In order to prevent (continuation of) physical aggression, both risk and protective factors should be targeted, at least as much as the disruptive behaviors themselves (Hughes and Ensor 2006). Maternal RF seems an interesting candidate for incorporation in prevention and intervention programs (Katznelson 2014; Ordway et al. 2014a, b). The primary aim of any RF-based program must be the development of a reflective stance in parents (Slade 2007b). This is based on the presumption that helping mothers develop a reflective stance would enable them to become more sensitive, regulating, and autonomy-promoting parents, resulting in a positive effect on a range of developmental outcomes in the infant (Ordway et al. 2014a, b; Sadler et al. 2013; Slade 2007b). Three areas are of particular interest for interventions aiming to enhance RF during pregnancy: 1) mentalizing about the self as a mother; 2) mentalizing the baby as having a separate mind; and 3) mentalizing about the emerging relationship with the fetus (Markin 2013). There are various strategies to encourage maternal RF (Markin 2013; Sadler et al. 2013, 2006). For example, clinical care and counseling may include the clinician modeling a reflective stance, reviewing recorded mother-infant interactions, and putting emotions that underlie behaviors into words for mother or infant (Slade 2007b).

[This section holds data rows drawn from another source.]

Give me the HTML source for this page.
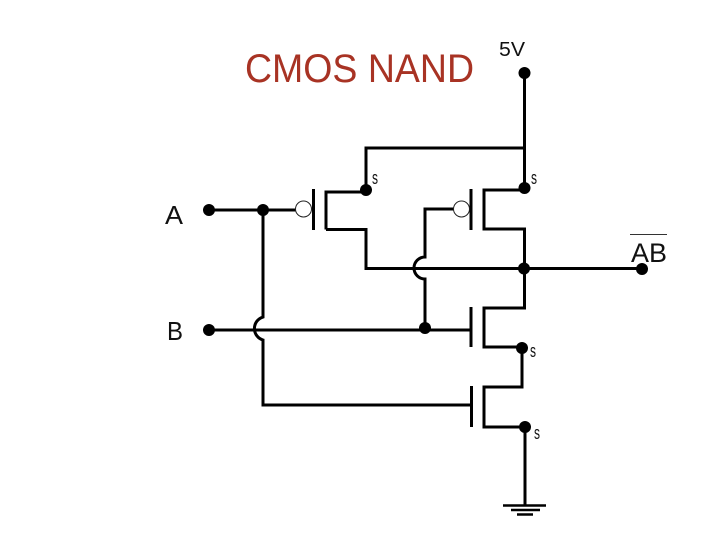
<!DOCTYPE html>
<html>
<head>
<meta charset="utf-8">
<style>
html,body{margin:0;padding:0;background:#fff}
svg{display:block}
text{font-family:"Liberation Sans",sans-serif;fill:#111}
</style>
</head>
<body>
<svg width="720" height="540" viewBox="0 0 720 540" xmlns="http://www.w3.org/2000/svg">
<rect width="720" height="540" fill="#fff"/>
<text x="245" y="82" font-size="40" textLength="229" lengthAdjust="spacingAndGlyphs" style="fill:#a83324">CMOS NAND</text>
<text x="499" y="56" font-size="20" textLength="26" lengthAdjust="spacingAndGlyphs">5V</text>
<text x="165" y="224" font-size="26" textLength="18" lengthAdjust="spacingAndGlyphs">A</text>
<text x="167" y="340" font-size="26" textLength="16" lengthAdjust="spacingAndGlyphs">B</text>
<text x="631" y="262" font-size="27" textLength="36" lengthAdjust="spacingAndGlyphs">AB</text>
<text x="372" y="184" font-size="18" textLength="6" lengthAdjust="spacingAndGlyphs">s</text>
<text x="531" y="184" font-size="18" textLength="6" lengthAdjust="spacingAndGlyphs">s</text>
<text x="530" y="357" font-size="18" textLength="6" lengthAdjust="spacingAndGlyphs">s</text>
<text x="534" y="439" font-size="18" textLength="6" lengthAdjust="spacingAndGlyphs">s</text>
<g fill="none" stroke="#000" stroke-width="3">
<path d="M524.500 73V188M524.500 148H366V190"/>
<path d="M209 210H296"/>
<path d="M263 210V317A12 12 0 0 0 263 340V405H471"/>
<path d="M209 330H471"/>
<path d="M313.500 189V230M326 229.500V192H366"/>
<path d="M326 229.500H366V268.500H642"/>
<path d="M454 209H425V257A11 11 0 0 0 425 279V329"/>
<path d="M471 189V230M524 190H484V229H524.500"/>
<path d="M524.500 227.500V308H484V347H522V387H484V427H525V505"/>
<path d="M471 307V347M471.500 386V427"/>
</g>
<g stroke="#000" stroke-width="2.500">
<path d="M503 505.500H546M511 510H540M517 514.500H533"/>
</g>
<path d="M630 234.500H667" stroke="#333" stroke-width="1"/>
<g fill="#fff" stroke="#222" stroke-width="1">
<circle cx="303.500" cy="209" r="8"/>
<circle cx="461.500" cy="209" r="8"/>
</g>
<g fill="#000">
<circle cx="524.500" cy="73" r="6"/>
<circle cx="366" cy="190" r="6"/>
<circle cx="524.500" cy="188" r="6"/>
<circle cx="209" cy="210" r="6"/>
<circle cx="263" cy="210" r="6"/>
<circle cx="524" cy="268.500" r="6"/>
<circle cx="642" cy="269" r="6"/>
<circle cx="209" cy="330" r="6"/>
<circle cx="425" cy="328" r="6"/>
<circle cx="522" cy="348" r="6"/>
<circle cx="525" cy="427" r="6"/>
</g>
</svg>
</body>
</html>
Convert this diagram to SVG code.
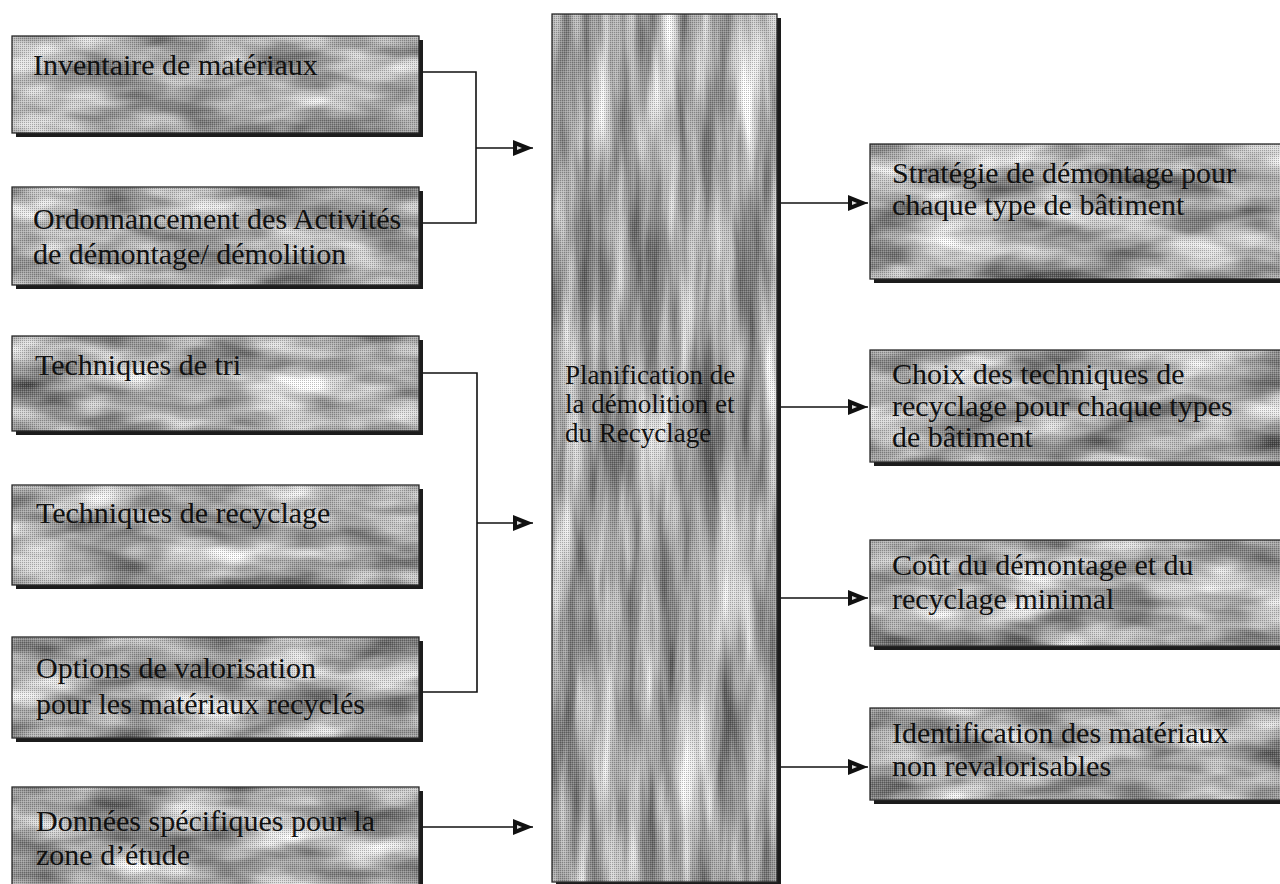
<svg xmlns="http://www.w3.org/2000/svg" width="1280" height="884" viewBox="0 0 1280 884">
<style>
.bg{fill:#ffffff}
.shadow{fill:#1c1c1c}
.ht{fill:url(#ht)}
.border{fill:none;stroke:#2a2a2a;stroke-width:1.3}
.lbl{font-family:"Liberation Serif","Times New Roman",serif;font-size:30px;fill:#111}
.clbl{font-family:"Liberation Serif","Times New Roman",serif;font-size:27px;fill:#111}
.conn{fill:none;stroke:#111;stroke-width:1.6}
</style>
<defs>
<pattern id="ht" width="2" height="2" patternUnits="userSpaceOnUse">
<rect x="0" y="0" width="1" height="1" fill="#000" fill-opacity="0.25"/>
<rect x="1" y="1" width="1" height="1" fill="#fff" fill-opacity="0.2"/>
</pattern>
<filter id="mottleH" x="0" y="0" width="1" height="1" color-interpolation-filters="sRGB">
<feTurbulence type="fractalNoise" baseFrequency="0.012 0.035" numOctaves="3" seed="7" result="t"/>
<feColorMatrix in="t" type="matrix" values="0.95 0 0 0 0.2  0.95 0 0 0 0.2  0.95 0 0 0 0.2  0 0 0 0 1" result="g"/>
<feComposite in="g" in2="SourceGraphic" operator="in"/>
</filter>
<filter id="mottleV" x="0" y="0" width="1" height="1" color-interpolation-filters="sRGB">
<feTurbulence type="fractalNoise" baseFrequency="0.05 0.006" numOctaves="3" seed="11" result="t"/>
<feColorMatrix in="t" type="matrix" values="1.0 0 0 0 0.16  1.0 0 0 0 0.16  1.0 0 0 0 0.16  0 0 0 0 1" result="g"/>
<feComposite in="g" in2="SourceGraphic" operator="in"/>
</filter>
<marker id="arr" markerUnits="userSpaceOnUse" markerWidth="22" markerHeight="16" refX="20" refY="8" orient="auto">
<path d="M0,0 L20,8 L0,16 z" fill="#111"/>
<path d="M4,6 L9,8 L4,10 z" fill="#ddd"/>
</marker>
</defs>
<rect class="bg" x="0" y="0" width="1280" height="884"/>

<g id="n-inventaire">
<rect class="shadow" x="16" y="40" width="407" height="97"/>
<rect x="12" y="36" width="407" height="97" fill="#aaa" filter="url(#mottleH)"/>
<rect class="ht" x="12" y="36" width="407" height="97"/>
<rect class="border" x="12" y="36" width="407" height="97"/>
<text class="lbl" x="33" y="75">Inventaire de matériaux</text>
</g>

<g id="n-ordonnancement">
<rect class="shadow" x="16" y="191" width="407" height="98"/>
<rect x="12" y="187" width="407" height="98" fill="#aaa" filter="url(#mottleH)"/>
<rect class="ht" x="12" y="187" width="407" height="98"/>
<rect class="border" x="12" y="187" width="407" height="98"/>
<text class="lbl" x="33" y="229">Ordonnancement des Activités</text>
<text class="lbl" x="33" y="264">de démontage/ démolition</text>
</g>

<g id="n-tri">
<rect class="shadow" x="16" y="340" width="407" height="95"/>
<rect x="12" y="336" width="407" height="95" fill="#aaa" filter="url(#mottleH)"/>
<rect class="ht" x="12" y="336" width="407" height="95"/>
<rect class="border" x="12" y="336" width="407" height="95"/>
<text class="lbl" x="35" y="375">Techniques de tri</text>
</g>

<g id="n-recyclage">
<rect class="shadow" x="16" y="489" width="407" height="100"/>
<rect x="12" y="485" width="407" height="100" fill="#aaa" filter="url(#mottleH)"/>
<rect class="ht" x="12" y="485" width="407" height="100"/>
<rect class="border" x="12" y="485" width="407" height="100"/>
<text class="lbl" x="36" y="523">Techniques de recyclage</text>
</g>

<g id="n-options">
<rect class="shadow" x="16" y="641" width="407" height="101"/>
<rect x="12" y="637" width="407" height="101" fill="#aaa" filter="url(#mottleH)"/>
<rect class="ht" x="12" y="637" width="407" height="101"/>
<rect class="border" x="12" y="637" width="407" height="101"/>
<text class="lbl" x="36" y="678">Options de valorisation</text>
<text class="lbl" x="36" y="714">pour les matériaux recyclés</text>
</g>

<g id="n-donnees">
<rect class="shadow" x="16" y="791" width="407" height="110"/>
<rect x="12" y="787" width="407" height="110" fill="#aaa" filter="url(#mottleH)"/>
<rect class="ht" x="12" y="787" width="407" height="110"/>
<rect class="border" x="12" y="787" width="407" height="110"/>
<text class="lbl" x="36" y="831">Données spécifiques pour la</text>
<text class="lbl" x="36" y="865">zone d’étude</text>
</g>

<g id="n-planification">
<rect class="shadow" x="556" y="18" width="225" height="868"/>
<rect x="552" y="14" width="225" height="868" fill="#aaa" filter="url(#mottleV)"/>
<rect class="ht" x="552" y="14" width="225" height="868"/>
<rect class="border" x="552" y="14" width="225" height="868"/>
<text class="clbl" x="565" y="384">Planification de</text>
<text class="clbl" x="565" y="413">la démolition et</text>
<text class="clbl" x="565" y="442">du Recyclage</text>
</g>

<g id="n-strategie">
<rect class="shadow" x="874" y="148" width="420" height="135"/>
<rect x="870" y="144" width="420" height="135" fill="#aaa" filter="url(#mottleH)"/>
<rect class="ht" x="870" y="144" width="420" height="135"/>
<rect class="border" x="870" y="144" width="420" height="135"/>
<text class="lbl" x="892" y="183">Stratégie de démontage pour</text>
<text class="lbl" x="892" y="215">chaque type de bâtiment</text>
</g>

<g id="n-choix">
<rect class="shadow" x="874" y="354" width="420" height="112"/>
<rect x="870" y="350" width="420" height="112" fill="#aaa" filter="url(#mottleH)"/>
<rect class="ht" x="870" y="350" width="420" height="112"/>
<rect class="border" x="870" y="350" width="420" height="112"/>
<text class="lbl" x="892" y="384">Choix des techniques de</text>
<text class="lbl" x="892" y="416">recyclage pour chaque types</text>
<text class="lbl" x="892" y="447">de bâtiment</text>
</g>

<g id="n-cout">
<rect class="shadow" x="874" y="544" width="420" height="106"/>
<rect x="870" y="540" width="420" height="106" fill="#aaa" filter="url(#mottleH)"/>
<rect class="ht" x="870" y="540" width="420" height="106"/>
<rect class="border" x="870" y="540" width="420" height="106"/>
<text class="lbl" x="892" y="575">Coût du démontage et du</text>
<text class="lbl" x="892" y="609">recyclage minimal</text>
</g>

<g id="n-identification">
<rect class="shadow" x="874" y="712" width="420" height="92"/>
<rect x="870" y="708" width="420" height="92" fill="#aaa" filter="url(#mottleH)"/>
<rect class="ht" x="870" y="708" width="420" height="92"/>
<rect class="border" x="870" y="708" width="420" height="92"/>
<text class="lbl" x="892" y="743">Identification des matériaux</text>
<text class="lbl" x="892" y="776">non revalorisables</text>
</g>

<g id="connectors">
<path class="conn" d="M423,72 H476 V223 H423"/>
<path class="conn" d="M476,148 H533" marker-end="url(#arr)"/>
<path class="conn" d="M423,373 H477 V692 H423"/>
<path class="conn" d="M477,523 H533" marker-end="url(#arr)"/>
<path class="conn" d="M423,827 H533" marker-end="url(#arr)"/>
<path class="conn" d="M781,203 H868" marker-end="url(#arr)"/>
<path class="conn" d="M781,407 H868" marker-end="url(#arr)"/>
<path class="conn" d="M781,598 H868" marker-end="url(#arr)"/>
<path class="conn" d="M781,767 H868" marker-end="url(#arr)"/>
</g>
</svg>
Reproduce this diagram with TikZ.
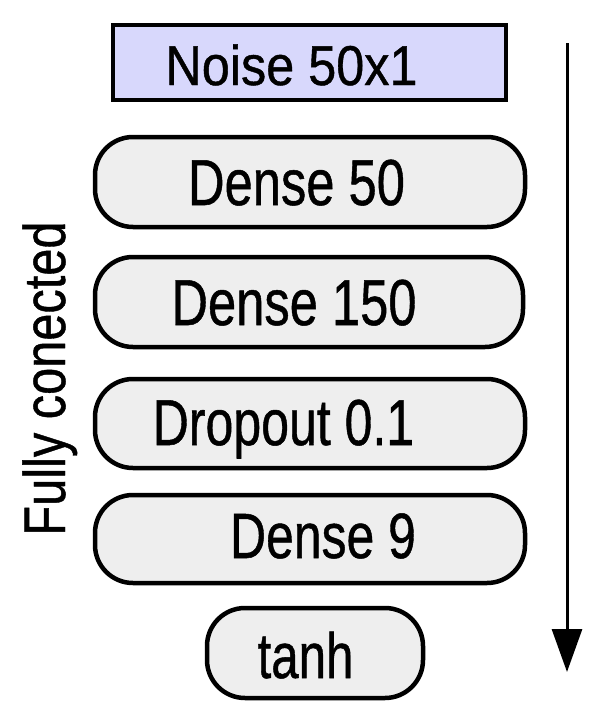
\documentclass[tikz,border=0pt]{standalone}
\usepackage{fontspec}
\usepackage{graphicx}
\setmainfont[FakeBold=0.8]{Liberation Sans}
\usetikzlibrary{arrows.meta}
\newcommand{\lbltxt}[3]{\scalebox{#2}[1]{\fontsize{#1}{#1}\selectfont #3}}
\definecolor{noisefill}{HTML}{D8D8FC}
\definecolor{layerfill}{HTML}{EEEEEE}
\tikzset{
  noisebox/.style={draw=black, line width=4.5pt, fill=noisefill, rectangle, inner sep=0pt},
  layerbox/.style={draw=black, line width=4.5pt, fill=layerfill, rounded corners=38pt, rectangle, inner sep=0pt},
  lbl/.style={inner sep=0pt, anchor=base, text=black},
  flowarrow/.style={line width=3pt, -{Triangle[width=30pt,length=43pt]}}
}
\begin{document}
\begin{tikzpicture}[x=1pt, y=-1pt]
\useasboundingbox (0,0) rectangle (600,720);
% boxes
\node[noisebox, minimum width=393pt, minimum height=75pt] (noise) at (309.5,62.5) {};
\node[layerbox, minimum width=430pt, minimum height=90pt] (d50) at (310,182) {};
\node[layerbox, minimum width=428pt, minimum height=90pt] (d150) at (309,302) {};
\node[layerbox, minimum width=430pt, minimum height=89pt] (drop) at (310,423.5) {};
\node[layerbox, minimum width=430pt, minimum height=88pt] (d9) at (310,539) {};
\node[layerbox, minimum width=216pt, minimum height=90pt] (tanh) at (315,653) {};
% labels
\node[lbl] (tnoise) at (291.5,85) {\lbltxt{56pt}{0.90}{Noise 50x1}};
\node[lbl] (td50) at (296.5,205) {\lbltxt{65pt}{0.78}{Dense 50}};
\node[lbl] (td150) at (294,325) {\lbltxt{65pt}{0.78}{Dense 150}};
\node[lbl] (tdrop) at (283.5,445) {\lbltxt{65pt}{0.77}{Dropout 0.1}};
\node[lbl] (td9) at (323,558) {\lbltxt{64pt}{0.78}{Dense 9}};
\node[lbl] (ttanh) at (305.5,678) {\lbltxt{64pt}{0.77}{tanh}};
\node[lbl, rotate=90] (fc) at (65,378.5) {\lbltxt{58.7pt}{0.83}{Fully conected}};
% arrow
\coordinate (atop) at (567,43);
\coordinate (abot) at (567,672);
\draw[flowarrow] (atop) -- (abot);
\end{tikzpicture}
\end{document}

The ability to reflect on the child’s mental states in relation to their behavior may provide parents an outline that can help them learn that, when confronted with child-rearing issues (e.g., tantrums, aggression), trying to understand their child’s mental states can help determine how to respond (Ordway et al. 2014b). The present study underlines this notion by providing evidence for the existence of associations between (prenatal) RF and infant physical aggression over time. Results also showed that RF should not be studied in isolation, as factors such as level of intrusive parenting, but probably other factors as well, have a moderating influence on RF-behavior associations.